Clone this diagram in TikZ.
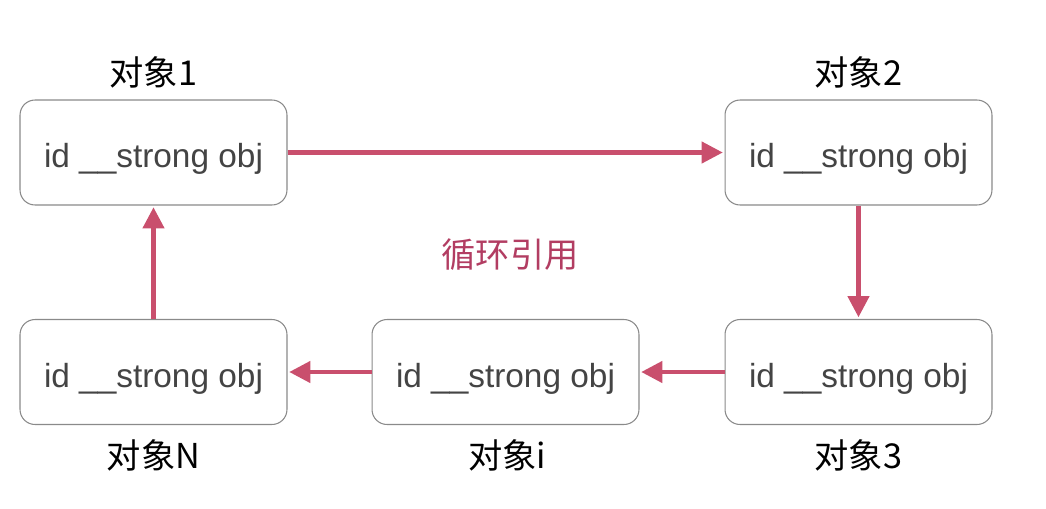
\documentclass[tikz,border=0pt]{standalone}
\usepackage{fontspec}
\setmainfont{Liberation Sans}
\newfontfamily\cjk{Noto Sans CJK SC}
\usetikzlibrary{arrows.meta}
\definecolor{linkred}{HTML}{C94F6D}
\definecolor{loopred}{HTML}{B23D62}
\definecolor{boxgray}{HTML}{8A8A8A}
\definecolor{textgray}{HTML}{444444}
\begin{document}
\begin{tikzpicture}[
  x=0.02cm, y=-0.02cm,
  objbox/.style={draw=boxgray, line width=0.6pt, rounded corners=0.3cm, fill=white,
    minimum width=5.34cm, minimum height=2.1cm, inner sep=0pt,
    text height=18pt, text depth=0.5pt,
    text=textgray, font=\fontsize{19}{22}\selectfont},
  objname/.style={text=black, font=\cjk\fontsize{19.5}{22}\selectfont},
  ref/.style={-{Triangle[length=12pt,width=12pt]}, draw=linkred, fill=linkred, line width=2.3pt, shorten >=1pt}
]
\useasboundingbox (0,0) rectangle (1046,508);
% objects in the cycle
\node[objbox] (o1) at (153.5,152.5) {id \_\_strong obj};
\node[objbox] (o2) at (858.5,152.5) {id \_\_strong obj};
\node[objbox] (o3) at (858.5,372) {id \_\_strong obj};
\node[objbox] (oi) at (505.5,372) {id \_\_strong obj};
\node[objbox] (on) at (153.5,372) {id \_\_strong obj};
% names
\node[objname] (n1) at (153.5,72) {对象1};
\node[objname] (n2) at (858.5,72) {对象2};
\node[objname] (n3) at (858.5,455) {对象3};
\node[objname] (ni) at (507,455) {对象i};
\node[objname] (nn) at (153.5,455) {对象N};
\node[objname, text=loopred] (loop) at (510,255) {循环引用};
% references
\draw[ref] (o1) -- (o2);
\draw[ref] (o2) -- (o3);
\draw[ref] (o3) -- (oi);
\draw[ref] (oi) -- (on);
\draw[ref] (on) -- (o1);
\end{tikzpicture}
\end{document}
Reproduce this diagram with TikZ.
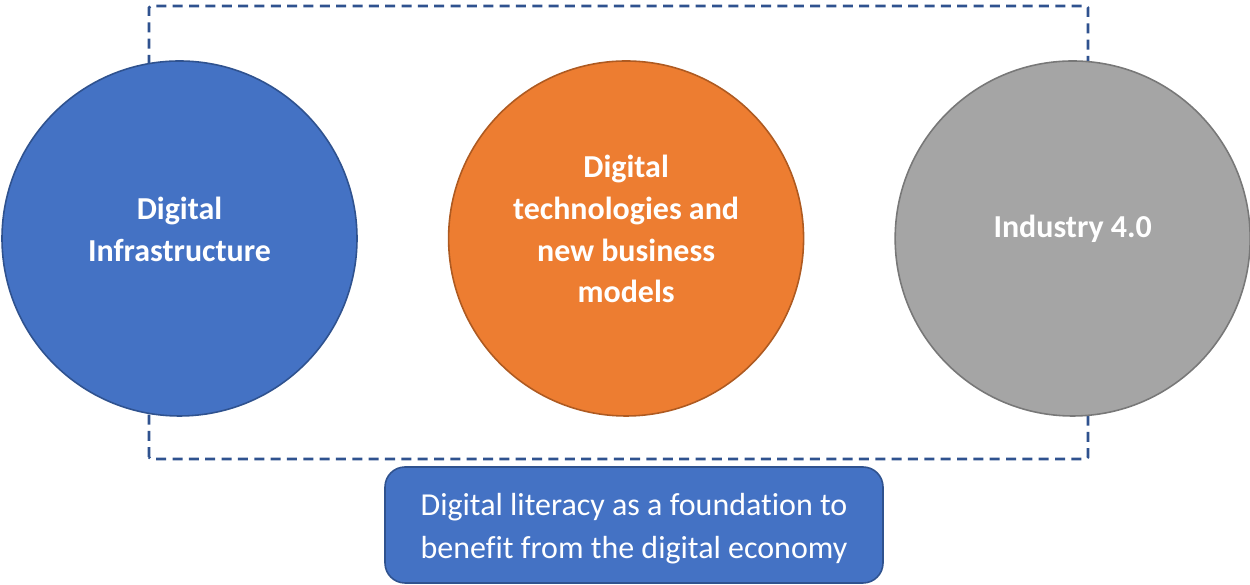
\documentclass[tikz,border=0pt]{standalone}
\usepackage{fontspec}
\setmainfont{Carlito}[Ligatures=NoCommon]
\usetikzlibrary{positioning}
\definecolor{infblue}{HTML}{4472C4}
\definecolor{infblueline}{HTML}{2F528F}
\definecolor{techorange}{HTML}{ED7D31}
\definecolor{techorangeline}{HTML}{AE5A21}
\definecolor{indgray}{HTML}{A5A5A5}
\definecolor{indgrayline}{HTML}{787878}
\tikzstyle{pillar}=[circle,minimum size=7.1cm,line width=0.9pt]
\tikzstyle{pillartext}=[text=white,align=center,font=\fontsize{18.2}{23.8}\selectfont\bfseries]
\tikzstyle{basebox}=[rectangle,rounded corners=0.4cm,minimum width=9.96cm,minimum height=2.32cm,fill=infblue,draw=infblueline,line width=0.9pt]
\tikzstyle{basetext}=[text=white,align=center,font=\fontsize{18.2}{24.4}\selectfont]

\begin{document}
\begin{tikzpicture}
	\useasboundingbox (0,0) rectangle (25,11.7);
	% frame behind the three pillars
	\draw[infblueline,line width=1.5pt,dash pattern=on 5.7pt off 3.6pt,rounded corners=1pt] (2.98,2.52) rectangle (21.76,11.58);
	\node[pillar,fill=infblue,draw=infblueline] (infra) at (3.59,6.93) {};
	\node[pillar,fill=techorange,draw=techorangeline,right=1.8cm of infra] (tech) {};
	\node[pillar,fill=indgray,draw=indgrayline,right=1.8cm of tech] (ind) {};
	\node[pillartext] (infralabel) at ([yshift=0.19cm]infra.center) {Digital\\Infrastructure};
	\node[pillartext] (techlabel) at ([yshift=0.19cm]tech.center) {Digital\\technologies and\\new business\\models};
	\node[pillartext] (indlabel) at ([yshift=0.19cm]ind.center) {Industry 4.0};
	\node[basebox] (literacy) at (12.68,1.2) {};
	\node[basetext] (literacylabel) at ([yshift=-0.08cm]literacy.center) {Digital literacy as a foundation to\\benefit from the digital economy};
\end{tikzpicture}
\end{document}
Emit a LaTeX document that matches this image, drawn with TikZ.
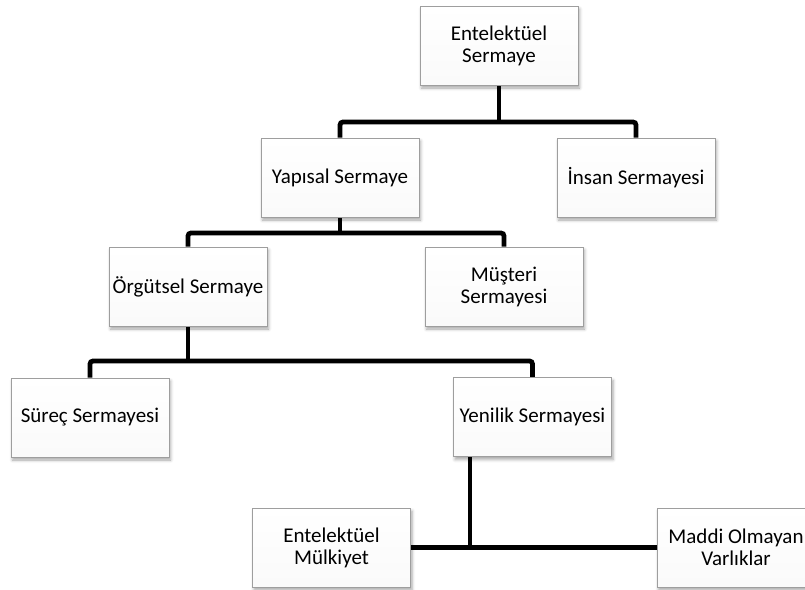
\documentclass[tikz,border=0pt]{standalone}
\usepackage{fontspec}
\setmainfont{Carlito}
\usetikzlibrary{shadows.blur,backgrounds}

\tikzset{
  box/.style={
    draw=black!38, line width=0.9pt,
    top color=white, bottom color=black!2,
    minimum width=158pt, minimum height=79pt,
    inner sep=0pt, align=center,
    font=\fontsize{21}{22}\selectfont,
    blur shadow={shadow xshift=1.5pt, shadow yshift=-3pt,
                 shadow blur radius=3pt, shadow opacity=35}
  },
  conn/.style={line width=4.8pt, black, rounded corners=3pt}
}

\begin{document}
\begin{tikzpicture}[x=1pt,y=-1pt]
  \useasboundingbox (0,0) rectangle (805,589);

  % bus heights
  \coordinate (b1) at (0,122);
  \coordinate (b2) at (0,233);
  \coordinate (b3) at (0,361);

  % boxes
  \node[box] (top) at (499,45.5)  {Entelektüel\\Sermaye};
  \node[box] (yap) at (340,177.5) {Yapısal Sermaye};
  \node[box] (ins) at (636,177.5) {İnsan Sermayesi};
  \node[box] (org) at (188,286.5) {Örgütsel Sermaye};
  \node[box] (mus) at (504,286.5) {Müşteri\\Sermayesi};
  \node[box] (sur) at (90,417.5)  {Süreç Sermayesi};
  \node[box] (yen) at (532.5,417) {Yenilik Sermayesi};
  \node[box] (mul) at (331.5,547.5) {Entelektüel\\Mülkiyet};
  \node[box] (mad) at (736,547.5) {Maddi Olmayan\\Varlıklar};

  % connectors behind the boxes
  \coordinate (yb) at ([xshift=-62.5pt]yen.south);
  \begin{scope}[on background layer]
    \draw[conn] (top.south) -- (top.south |- b1);
    \draw[conn] (yap.north) |- (b1 -| ins.north) -- (ins.north);
    \draw[conn] (yap.south) -- (yap.south |- b2);
    \draw[conn] (org.north) |- (b2 -| mus.north) -- (mus.north);
    \draw[conn] (org.south) -- (org.south |- b3);
    \draw[conn] (sur.north) |- (b3 -| yen.north) -- (yen.north);
    \draw[conn] (mul.east) -- (mad.west);
    \draw[conn] (yb) -- (yb |- mul.east);
  \end{scope}
\end{tikzpicture}
\end{document}
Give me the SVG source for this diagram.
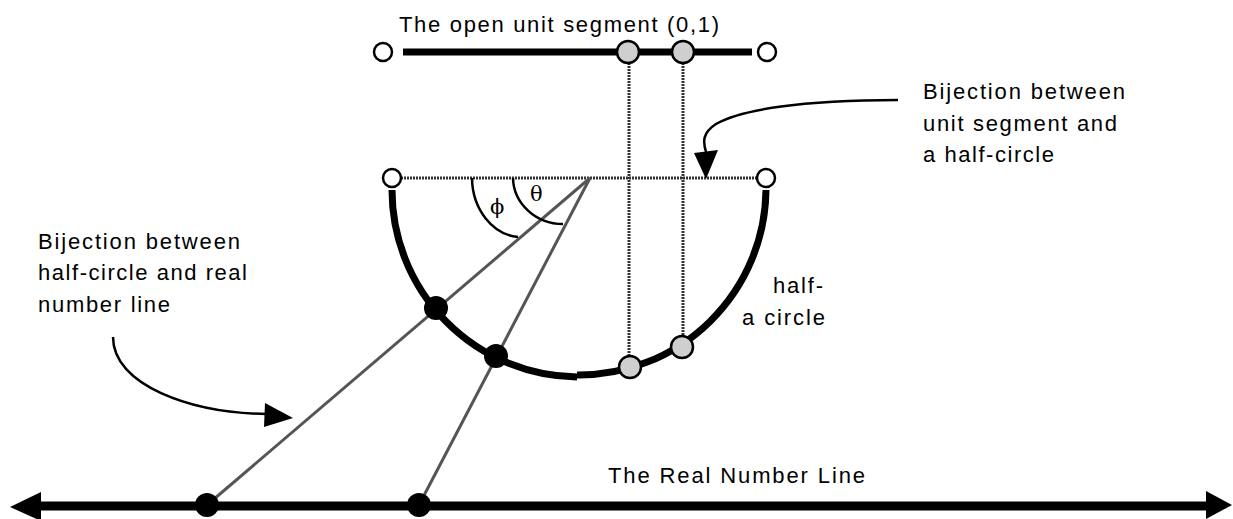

========

■ **Stated goal**: Go back to the records above and write them out exactly, without the pictures.

■ **Complete response**:
Clone this diagram in TikZ.
\documentclass[tikz,border=0pt]{standalone}
\usepackage{fontspec}
\setmainfont{Liberation Sans}
\newfontfamily\cjk{Noto Sans CJK SC}
\usetikzlibrary{arrows.meta}
\definecolor{linkred}{HTML}{C94F6D}
\definecolor{loopred}{HTML}{B23D62}
\definecolor{boxgray}{HTML}{8A8A8A}
\definecolor{textgray}{HTML}{444444}
\begin{document}
\begin{tikzpicture}[
  x=0.02cm, y=-0.02cm,
  objbox/.style={draw=boxgray, line width=0.6pt, rounded corners=0.3cm, fill=white,
    minimum width=5.34cm, minimum height=2.1cm, inner sep=0pt,
    text height=18pt, text depth=0.5pt,
    text=textgray, font=\fontsize{19}{22}\selectfont},
  objname/.style={text=black, font=\cjk\fontsize{19.5}{22}\selectfont},
  ref/.style={-{Triangle[length=12pt,width=12pt]}, draw=linkred, fill=linkred, line width=2.3pt, shorten >=1pt}
]
\useasboundingbox (0,0) rectangle (1046,508);
% objects in the cycle
\node[objbox] (o1) at (153.5,152.5) {id \_\_strong obj};
\node[objbox] (o2) at (858.5,152.5) {id \_\_strong obj};
\node[objbox] (o3) at (858.5,372) {id \_\_strong obj};
\node[objbox] (oi) at (505.5,372) {id \_\_strong obj};
\node[objbox] (on) at (153.5,372) {id \_\_strong obj};
% names
\node[objname] (n1) at (153.5,72) {对象1};
\node[objname] (n2) at (858.5,72) {对象2};
\node[objname] (n3) at (858.5,455) {对象3};
\node[objname] (ni) at (507,455) {对象i};
\node[objname] (nn) at (153.5,455) {对象N};
\node[objname, text=loopred] (loop) at (510,255) {循环引用};
% references
\draw[ref] (o1) -- (o2);
\draw[ref] (o2) -- (o3);
\draw[ref] (o3) -- (oi);
\draw[ref] (oi) -- (on);
\draw[ref] (on) -- (o1);
\end{tikzpicture}
\end{document}
Reproduce this diagram with TikZ.
\documentclass[tikz,border=0pt]{standalone}
\usepackage{fontspec}
\setmainfont{Carlito}[Ligatures=NoCommon]
\usetikzlibrary{positioning}
\definecolor{infblue}{HTML}{4472C4}
\definecolor{infblueline}{HTML}{2F528F}
\definecolor{techorange}{HTML}{ED7D31}
\definecolor{techorangeline}{HTML}{AE5A21}
\definecolor{indgray}{HTML}{A5A5A5}
\definecolor{indgrayline}{HTML}{787878}
\tikzstyle{pillar}=[circle,minimum size=7.1cm,line width=0.9pt]
\tikzstyle{pillartext}=[text=white,align=center,font=\fontsize{18.2}{23.8}\selectfont\bfseries]
\tikzstyle{basebox}=[rectangle,rounded corners=0.4cm,minimum width=9.96cm,minimum height=2.32cm,fill=infblue,draw=infblueline,line width=0.9pt]
\tikzstyle{basetext}=[text=white,align=center,font=\fontsize{18.2}{24.4}\selectfont]

\begin{document}
\begin{tikzpicture}
	\useasboundingbox (0,0) rectangle (25,11.7);
	% frame behind the three pillars
	\draw[infblueline,line width=1.5pt,dash pattern=on 5.7pt off 3.6pt,rounded corners=1pt] (2.98,2.52) rectangle (21.76,11.58);
	\node[pillar,fill=infblue,draw=infblueline] (infra) at (3.59,6.93) {};
	\node[pillar,fill=techorange,draw=techorangeline,right=1.8cm of infra] (tech) {};
	\node[pillar,fill=indgray,draw=indgrayline,right=1.8cm of tech] (ind) {};
	\node[pillartext] (infralabel) at ([yshift=0.19cm]infra.center) {Digital\\Infrastructure};
	\node[pillartext] (techlabel) at ([yshift=0.19cm]tech.center) {Digital\\technologies and\\new business\\models};
	\node[pillartext] (indlabel) at ([yshift=0.19cm]ind.center) {Industry 4.0};
	\node[basebox] (literacy) at (12.68,1.2) {};
	\node[basetext] (literacylabel) at ([yshift=-0.08cm]literacy.center) {Digital literacy as a foundation to\\benefit from the digital economy};
\end{tikzpicture}
\end{document}
Emit a LaTeX document that matches this image, drawn with TikZ.
\documentclass[tikz,border=0pt]{standalone}
\usepackage{fontspec}
\setmainfont{Carlito}
\usetikzlibrary{shadows.blur,backgrounds}

\tikzset{
  box/.style={
    draw=black!38, line width=0.9pt,
    top color=white, bottom color=black!2,
    minimum width=158pt, minimum height=79pt,
    inner sep=0pt, align=center,
    font=\fontsize{21}{22}\selectfont,
    blur shadow={shadow xshift=1.5pt, shadow yshift=-3pt,
                 shadow blur radius=3pt, shadow opacity=35}
  },
  conn/.style={line width=4.8pt, black, rounded corners=3pt}
}

\begin{document}
\begin{tikzpicture}[x=1pt,y=-1pt]
  \useasboundingbox (0,0) rectangle (805,589);

  % bus heights
  \coordinate (b1) at (0,122);
  \coordinate (b2) at (0,233);
  \coordinate (b3) at (0,361);

  % boxes
  \node[box] (top) at (499,45.5)  {Entelektüel\\Sermaye};
  \node[box] (yap) at (340,177.5) {Yapısal Sermaye};
  \node[box] (ins) at (636,177.5) {İnsan Sermayesi};
  \node[box] (org) at (188,286.5) {Örgütsel Sermaye};
  \node[box] (mus) at (504,286.5) {Müşteri\\Sermayesi};
  \node[box] (sur) at (90,417.5)  {Süreç Sermayesi};
  \node[box] (yen) at (532.5,417) {Yenilik Sermayesi};
  \node[box] (mul) at (331.5,547.5) {Entelektüel\\Mülkiyet};
  \node[box] (mad) at (736,547.5) {Maddi Olmayan\\Varlıklar};

  % connectors behind the boxes
  \coordinate (yb) at ([xshift=-62.5pt]yen.south);
  \begin{scope}[on background layer]
    \draw[conn] (top.south) -- (top.south |- b1);
    \draw[conn] (yap.north) |- (b1 -| ins.north) -- (ins.north);
    \draw[conn] (yap.south) -- (yap.south |- b2);
    \draw[conn] (org.north) |- (b2 -| mus.north) -- (mus.north);
    \draw[conn] (org.south) -- (org.south |- b3);
    \draw[conn] (sur.north) |- (b3 -| yen.north) -- (yen.north);
    \draw[conn] (mul.east) -- (mad.west);
    \draw[conn] (yb) -- (yb |- mul.east);
  \end{scope}
\end{tikzpicture}
\end{document}
Give me the SVG source for this diagram.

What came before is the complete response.